======== THE RECORDS

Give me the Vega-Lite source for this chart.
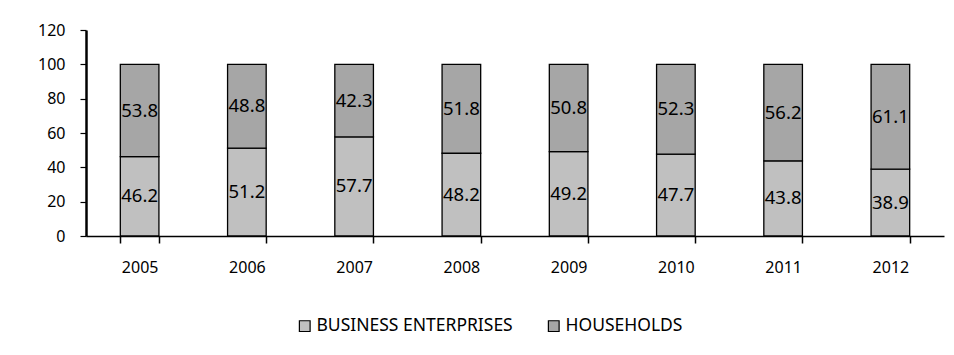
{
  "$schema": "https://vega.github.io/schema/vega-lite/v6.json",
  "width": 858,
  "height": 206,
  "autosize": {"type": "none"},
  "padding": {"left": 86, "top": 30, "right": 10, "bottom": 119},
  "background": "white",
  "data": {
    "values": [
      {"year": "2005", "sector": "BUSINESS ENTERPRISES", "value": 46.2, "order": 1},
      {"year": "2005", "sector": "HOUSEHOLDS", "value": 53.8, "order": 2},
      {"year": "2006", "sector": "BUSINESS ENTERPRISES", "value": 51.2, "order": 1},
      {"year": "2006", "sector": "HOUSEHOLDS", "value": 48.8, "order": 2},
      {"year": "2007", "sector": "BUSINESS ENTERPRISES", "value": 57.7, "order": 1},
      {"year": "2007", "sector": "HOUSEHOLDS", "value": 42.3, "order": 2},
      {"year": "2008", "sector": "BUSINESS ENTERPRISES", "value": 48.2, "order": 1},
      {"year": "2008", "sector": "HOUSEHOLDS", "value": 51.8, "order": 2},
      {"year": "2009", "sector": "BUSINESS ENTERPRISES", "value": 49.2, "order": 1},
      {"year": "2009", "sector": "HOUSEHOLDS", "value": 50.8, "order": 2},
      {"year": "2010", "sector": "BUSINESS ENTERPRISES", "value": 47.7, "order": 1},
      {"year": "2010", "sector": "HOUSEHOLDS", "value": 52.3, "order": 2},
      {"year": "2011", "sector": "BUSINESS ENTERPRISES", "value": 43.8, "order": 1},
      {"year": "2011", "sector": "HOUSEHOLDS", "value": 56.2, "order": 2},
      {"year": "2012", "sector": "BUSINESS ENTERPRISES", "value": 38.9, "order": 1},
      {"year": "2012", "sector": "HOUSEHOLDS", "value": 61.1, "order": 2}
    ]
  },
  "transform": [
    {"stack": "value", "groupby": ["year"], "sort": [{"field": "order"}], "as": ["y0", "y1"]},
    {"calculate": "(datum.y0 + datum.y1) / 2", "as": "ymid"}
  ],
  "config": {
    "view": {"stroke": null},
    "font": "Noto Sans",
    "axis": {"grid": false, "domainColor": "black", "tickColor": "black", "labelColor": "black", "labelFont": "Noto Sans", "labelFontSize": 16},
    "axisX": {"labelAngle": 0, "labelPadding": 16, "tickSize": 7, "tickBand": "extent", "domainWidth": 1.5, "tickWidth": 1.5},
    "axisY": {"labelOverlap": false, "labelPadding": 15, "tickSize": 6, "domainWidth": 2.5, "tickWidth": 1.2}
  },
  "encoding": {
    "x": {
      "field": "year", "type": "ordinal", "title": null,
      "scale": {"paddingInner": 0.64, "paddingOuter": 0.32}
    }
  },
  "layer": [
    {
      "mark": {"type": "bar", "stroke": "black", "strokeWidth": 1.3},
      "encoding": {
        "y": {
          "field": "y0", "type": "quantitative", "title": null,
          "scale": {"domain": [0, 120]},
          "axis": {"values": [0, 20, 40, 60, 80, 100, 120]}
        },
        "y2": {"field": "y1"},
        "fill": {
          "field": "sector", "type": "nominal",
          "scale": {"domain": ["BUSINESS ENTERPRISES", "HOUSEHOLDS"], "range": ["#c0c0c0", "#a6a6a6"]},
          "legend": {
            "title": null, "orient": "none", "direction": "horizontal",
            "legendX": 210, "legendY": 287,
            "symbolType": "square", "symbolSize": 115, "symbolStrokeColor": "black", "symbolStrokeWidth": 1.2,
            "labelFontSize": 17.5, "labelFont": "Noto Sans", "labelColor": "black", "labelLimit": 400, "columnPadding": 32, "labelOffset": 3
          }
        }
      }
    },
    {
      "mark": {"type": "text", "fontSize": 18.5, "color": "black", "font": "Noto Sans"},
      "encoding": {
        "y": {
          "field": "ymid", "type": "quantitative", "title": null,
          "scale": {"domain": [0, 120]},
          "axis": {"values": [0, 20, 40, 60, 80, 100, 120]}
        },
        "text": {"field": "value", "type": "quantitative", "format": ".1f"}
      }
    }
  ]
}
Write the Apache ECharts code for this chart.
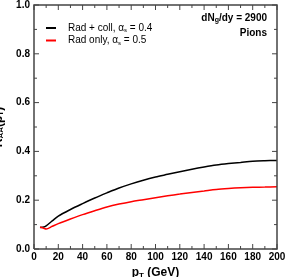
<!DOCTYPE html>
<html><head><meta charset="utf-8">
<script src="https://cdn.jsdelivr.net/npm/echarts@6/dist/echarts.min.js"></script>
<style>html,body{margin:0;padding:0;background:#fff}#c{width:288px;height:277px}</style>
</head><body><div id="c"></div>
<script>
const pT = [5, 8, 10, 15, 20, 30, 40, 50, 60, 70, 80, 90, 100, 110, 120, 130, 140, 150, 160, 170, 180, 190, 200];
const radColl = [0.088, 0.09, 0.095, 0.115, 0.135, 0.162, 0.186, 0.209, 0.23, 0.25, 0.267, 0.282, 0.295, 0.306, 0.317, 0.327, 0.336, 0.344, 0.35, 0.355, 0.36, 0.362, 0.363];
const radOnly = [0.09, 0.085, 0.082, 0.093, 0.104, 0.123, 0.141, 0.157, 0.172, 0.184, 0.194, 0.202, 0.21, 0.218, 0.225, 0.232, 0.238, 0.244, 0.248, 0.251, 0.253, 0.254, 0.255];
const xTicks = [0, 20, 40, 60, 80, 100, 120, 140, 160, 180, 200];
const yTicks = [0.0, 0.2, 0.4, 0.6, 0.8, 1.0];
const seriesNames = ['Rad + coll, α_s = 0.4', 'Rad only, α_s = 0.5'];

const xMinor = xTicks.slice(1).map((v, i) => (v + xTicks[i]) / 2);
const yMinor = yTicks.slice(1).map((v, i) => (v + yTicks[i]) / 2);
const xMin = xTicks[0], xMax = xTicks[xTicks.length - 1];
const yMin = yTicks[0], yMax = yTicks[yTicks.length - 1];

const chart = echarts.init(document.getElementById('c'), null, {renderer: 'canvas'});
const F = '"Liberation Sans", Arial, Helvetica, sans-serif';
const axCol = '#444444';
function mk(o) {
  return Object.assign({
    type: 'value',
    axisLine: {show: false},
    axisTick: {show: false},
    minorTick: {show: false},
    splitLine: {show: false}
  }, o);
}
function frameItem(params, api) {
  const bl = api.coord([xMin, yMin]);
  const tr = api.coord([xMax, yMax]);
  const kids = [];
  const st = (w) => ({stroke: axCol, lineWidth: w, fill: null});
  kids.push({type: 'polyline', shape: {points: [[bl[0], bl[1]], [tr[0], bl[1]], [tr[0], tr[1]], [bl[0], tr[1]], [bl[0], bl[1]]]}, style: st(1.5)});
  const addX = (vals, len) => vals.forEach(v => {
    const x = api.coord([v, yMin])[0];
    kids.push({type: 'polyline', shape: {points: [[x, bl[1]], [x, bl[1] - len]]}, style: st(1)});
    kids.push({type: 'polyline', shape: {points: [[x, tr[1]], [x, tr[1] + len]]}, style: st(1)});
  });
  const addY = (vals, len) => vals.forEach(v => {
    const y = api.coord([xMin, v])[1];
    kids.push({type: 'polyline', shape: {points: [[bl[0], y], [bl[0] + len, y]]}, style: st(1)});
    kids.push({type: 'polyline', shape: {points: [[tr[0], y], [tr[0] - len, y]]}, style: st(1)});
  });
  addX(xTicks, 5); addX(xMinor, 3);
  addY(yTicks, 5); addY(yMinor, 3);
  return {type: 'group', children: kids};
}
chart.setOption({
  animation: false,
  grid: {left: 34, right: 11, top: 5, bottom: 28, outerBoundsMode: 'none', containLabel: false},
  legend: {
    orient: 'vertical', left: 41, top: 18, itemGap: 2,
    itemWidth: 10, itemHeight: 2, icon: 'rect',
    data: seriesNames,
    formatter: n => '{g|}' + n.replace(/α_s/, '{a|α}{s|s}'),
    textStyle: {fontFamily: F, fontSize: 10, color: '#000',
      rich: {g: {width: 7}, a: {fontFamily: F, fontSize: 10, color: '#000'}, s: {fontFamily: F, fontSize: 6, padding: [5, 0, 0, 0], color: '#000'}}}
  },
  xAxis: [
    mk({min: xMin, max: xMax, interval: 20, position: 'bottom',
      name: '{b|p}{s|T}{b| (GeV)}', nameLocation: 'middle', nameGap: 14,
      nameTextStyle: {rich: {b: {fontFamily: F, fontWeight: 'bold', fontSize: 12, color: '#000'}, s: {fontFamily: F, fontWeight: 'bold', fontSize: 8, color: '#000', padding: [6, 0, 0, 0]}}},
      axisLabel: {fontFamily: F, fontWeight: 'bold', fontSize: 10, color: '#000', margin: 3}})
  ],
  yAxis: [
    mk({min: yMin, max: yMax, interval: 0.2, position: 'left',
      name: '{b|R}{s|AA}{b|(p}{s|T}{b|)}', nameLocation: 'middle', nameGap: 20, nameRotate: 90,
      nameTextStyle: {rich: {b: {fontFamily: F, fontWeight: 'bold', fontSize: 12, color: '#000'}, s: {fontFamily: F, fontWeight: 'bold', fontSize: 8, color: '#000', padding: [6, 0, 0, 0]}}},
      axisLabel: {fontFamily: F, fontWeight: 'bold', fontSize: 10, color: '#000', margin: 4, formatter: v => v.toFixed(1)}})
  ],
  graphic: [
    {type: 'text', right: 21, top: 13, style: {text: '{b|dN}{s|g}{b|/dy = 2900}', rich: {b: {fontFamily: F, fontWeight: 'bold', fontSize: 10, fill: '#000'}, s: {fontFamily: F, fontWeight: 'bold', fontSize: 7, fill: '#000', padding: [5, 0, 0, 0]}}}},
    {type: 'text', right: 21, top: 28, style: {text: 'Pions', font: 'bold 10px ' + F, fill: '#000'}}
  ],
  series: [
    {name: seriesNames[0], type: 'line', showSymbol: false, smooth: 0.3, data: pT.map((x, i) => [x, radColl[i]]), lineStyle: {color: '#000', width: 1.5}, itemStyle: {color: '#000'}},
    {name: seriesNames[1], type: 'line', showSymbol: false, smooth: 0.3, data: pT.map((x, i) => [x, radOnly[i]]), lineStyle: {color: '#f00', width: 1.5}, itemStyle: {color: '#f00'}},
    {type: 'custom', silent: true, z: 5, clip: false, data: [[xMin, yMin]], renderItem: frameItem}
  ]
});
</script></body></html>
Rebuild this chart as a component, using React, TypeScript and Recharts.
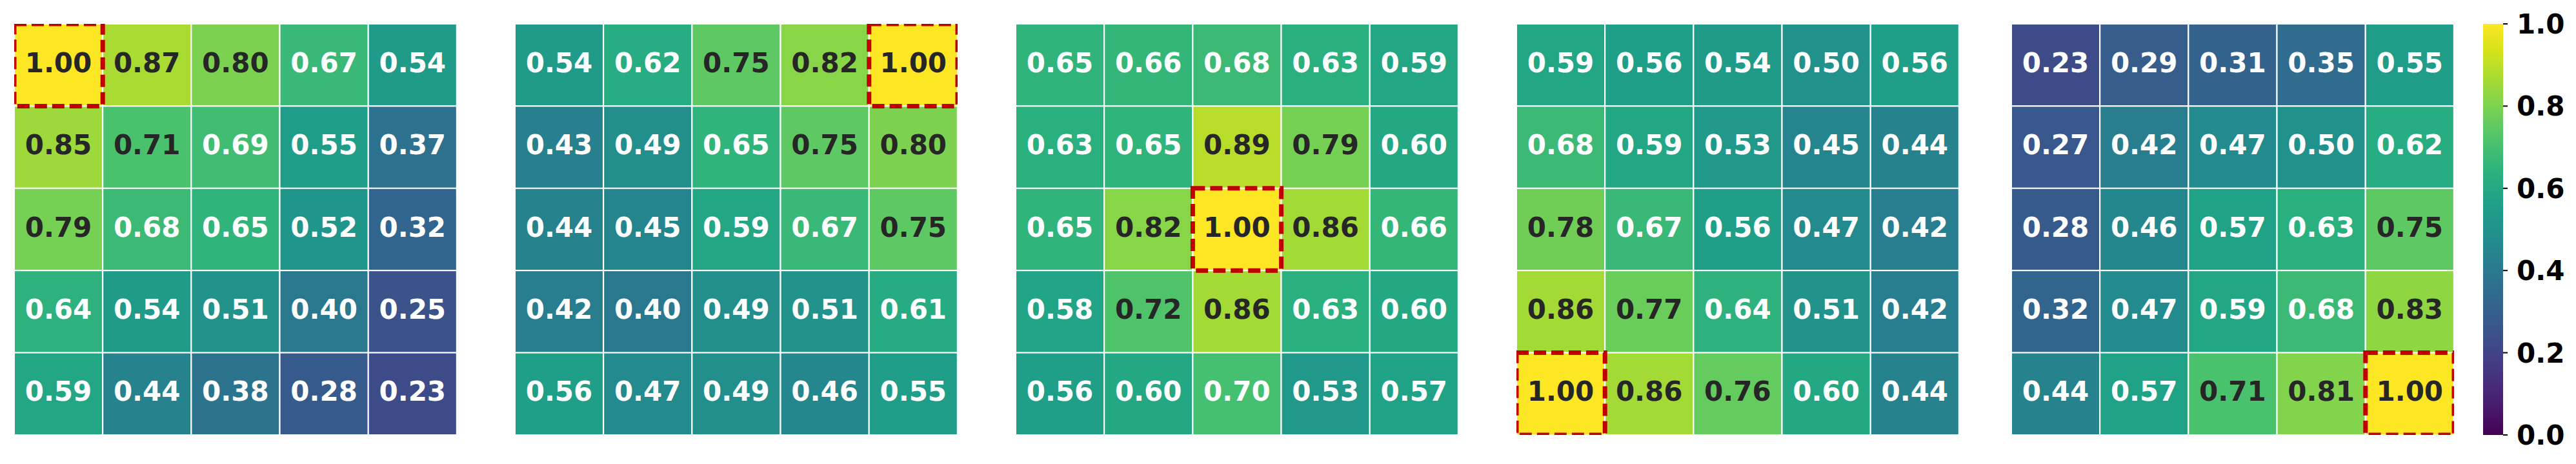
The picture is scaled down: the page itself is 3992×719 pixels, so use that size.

================

BRIEF = Take the line that contains "Rebuild this chart" and every line after it up to the end of the records above, and restate them exactly, without the pictures.

THE RESPONSE =
Rebuild this chart as a component, using React, TypeScript and Recharts.
The picture is scaled down: the page itself is 3992×719 pixels, so use that size.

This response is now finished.